When TDE is not enabled:
$ /usr/edb/as15/bin/pg_upgrade \
-d /pgdata/data \
-D /pgdata/data_15 \
-b /usr/edb/as14/bin \
-B /usr/edb/as15/bin \
--copy-by-block
When TDE is enabled:
$ /usr/edb/as15/bin/pg_upgrade \
-d /pgdata/data \
-D /pgdata/data_15 \
-b /usr/edb/as14/bin \
-B /usr/edb/as15/bin \
--copy-by-block \
--key-unwrap-command "cat /pgdata/data_15/pg_encryption/key.bin"

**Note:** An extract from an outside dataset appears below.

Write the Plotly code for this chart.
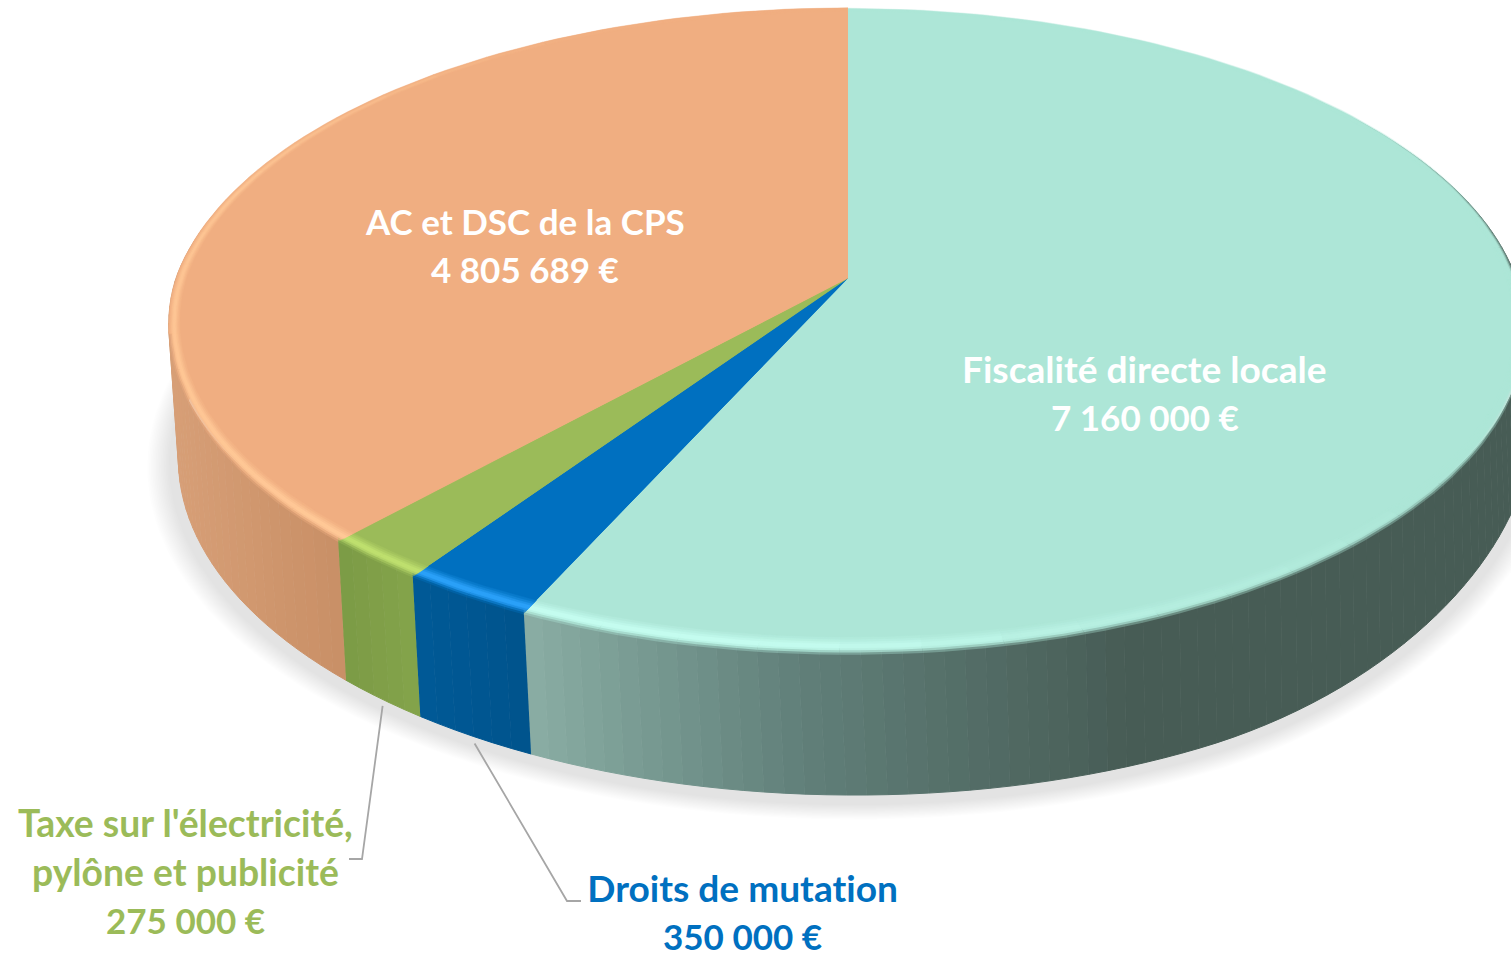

Note: using --copy-by-block is necessary when upgrading to an encrypted database cluster.
System Characteristics
AWS instance type | c5d.12xlarge |
Operating System | Rocky8 |
vCPU | 48 |
Memory | 96 GB |
$PGDATA | XFS - 1 x 900GB NVMe SSD |
$PGWAL | XFS - 1 x 900GB NVMe SSD |
Benchmark Results
System and User CPU time
The following chart shows System and User CPU time elapsed during the upgrade process.
Overall CPU usage
CPU usage of the pg_upgrade process.
Elapsed Time
Time elapsed during pg_upgrade execution.
Conclusion
Performance Benchmark
The performance benchmark highlights the following outcomes:
- When the system CPU is not overloaded, using a low number of virtual users, the impact of enabling TDE on performance is not significant.
- When the system CPU usage is intense, with a high number of virtual users, the impact of TDE has been measured to a 7.3% drop in terms of transaction rate that the database system can handle.
- In this TPC-C-like (TPROC-C) context, according to the PGWAL Write throughput chart, enabling TDE does not seem to lead to a higher database page rate or a bigger database size.
pg_upgrade benchmark
In the context of this benchmark, upgrading 300GB of data to an encrypted database cluster (using TDE) does not significantly increase the overall upgrade process duration.
Even if the upgrade process to the encrypted cluster takes 11% more CPU, this does not really affect the overall duration.
Compared to upgrading to an unencrypted database cluster, the time overhead is only 0.3%.
The benchmarks described in this article indicate that the use of EDB's TDE extension does not have a significant impact on transaction performance (<7.5%) or database upgrade times (0.3%).